Incominciamo quindi con qualche cenno storico: l’ingresso dell’acciuga su suolo italiano è legato ad un fenomeno in particolare, ossia il contrabbando del sale. Siamo nel 1700, secolo che vede protagonista la famiglia Savoia, e momento storico in cui appare l’imposizione di un pesante dazio sul commercio del sale.

Ed è proprio qui che l’astuzia dei contadini piemontesi trova uno stratagemma per introdurre illegalmente il sale sul territorio italiano: l’acciuga! Un pesce piccolo, in grado di riempire qualsiasi foro; economico se paragonato ad altre tipologie; ma soprattutto resistente, con la capacità di conservarsi anche sui lunghi tragitti.

I commercianti quindi, iniziano a trasportare barili pieni di acciughe, che servono in realtà a coprire il vero contenuto delle botti, ossia il sale. In un primo momento, dunque, lo sbarco dell’acciuga in Piemonte è legato ad un gioco di astuzie, solo successivamente si rivela essere una vera e propria alternativa economica che porta anche alla nascita di un nuovo mestiere: l’anciué, un contadino-mercante che durante i mesi invernali si reca in Liguria e in Francia per portare in Piemonte le acciughe sotto sale.

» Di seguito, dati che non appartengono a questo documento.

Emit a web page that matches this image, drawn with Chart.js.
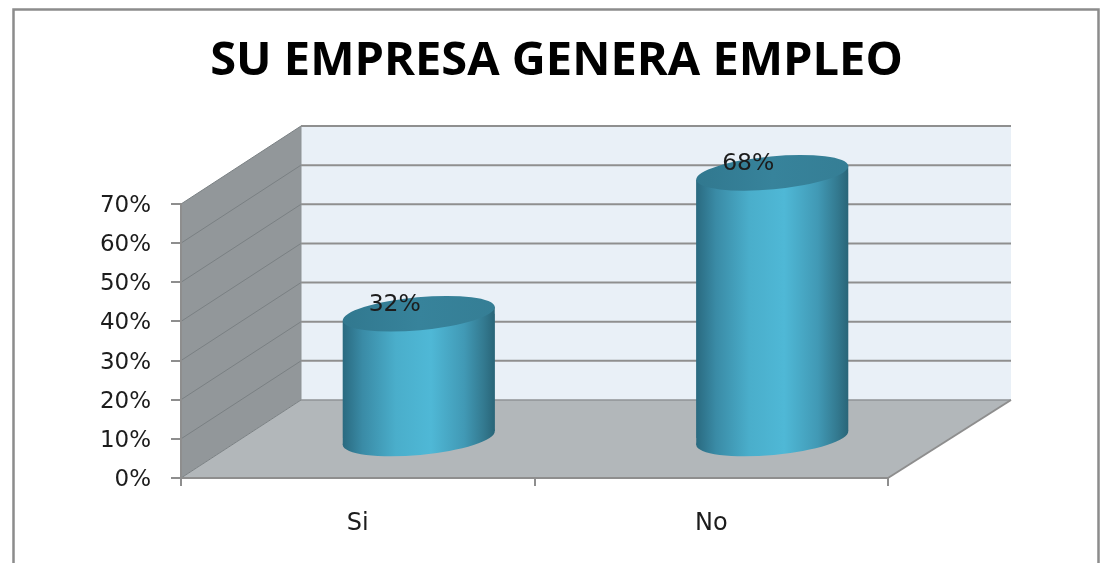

L’apparizione delle acciughe nel repertorio culinario piemontese non poteva che essere una normale conseguenza a questo importante fenomeno socio-economico, che vedrà lo stesso Piemonte posizionarsi in vetta alla classifica dei più grandi importatori di acciughe della riviera ligure.

Un ruolo da protagonista, quello dell’acciuga, che diventa così star indiscussa di numerosi piatti che definirei intramontabili. Solo per citarne alcuni ecco il bagnet verd, una tipica salsa a base di acciughe, prezzemolo e aglio; o ancora le anciue al verd, un classico antipasto della tradizione piemontese che vede serviti i filetti di acciughe ricoperti da olio, aceto, aglio e prezzemolo.

Ma il piatto che per me rimane il più interessante è sicuramente la bagna cauda, una ricetta il cui nome ci spiega già in principio la natura stessa della pietanza: se bagna, che vuol dire per l’appunto “salsa”, ci rimanda all’essenza cremosa di questa ricetta, cauda dall’altro lato ne descrive perfettamente le caratteristiche termiche, con quel riferimento al latino "calida", "calda". Per questo motivo, il modo tradizionale di servirla è proprio all’interno di un tegame di terracotta la cui temperatura viene mantenuta costante grazie all’utilizzo di un piccolo fornelletto posizionato proprio al di sotto dello stesso tegame.

L’aspetto che però mi affascina di più in assoluto è quell’elemento di convivialità che viene trasmesso già solo dall’impiattamento: il tegame infatti non è pensato per un consumo individuale, bensì per quello collettivo. Intingolo al centro, verdure miste a lato, ed ecco che la tavola si apre immediatamente alle mani affamate dei conviviali. Una realtà culinaria volta alla condivisione, che affascina chi la bagna cauda non l’aveva mai assaggiata e rincuora coloro che attorno a quella magica terrina ci ha costruito le proprie memorie di famiglia.

Siamo arrivati quindi alla conclusione di questo breve inserto gastronomico, che spero vi abbia mostrato un altro aspetto del Piemonte, quello più marinaro. A me ora è venuta voglia di bagna cauda ovviamente, ma aspetterò questo autunno per vivere a pieno l’esperienza dell’acciuga piemontese!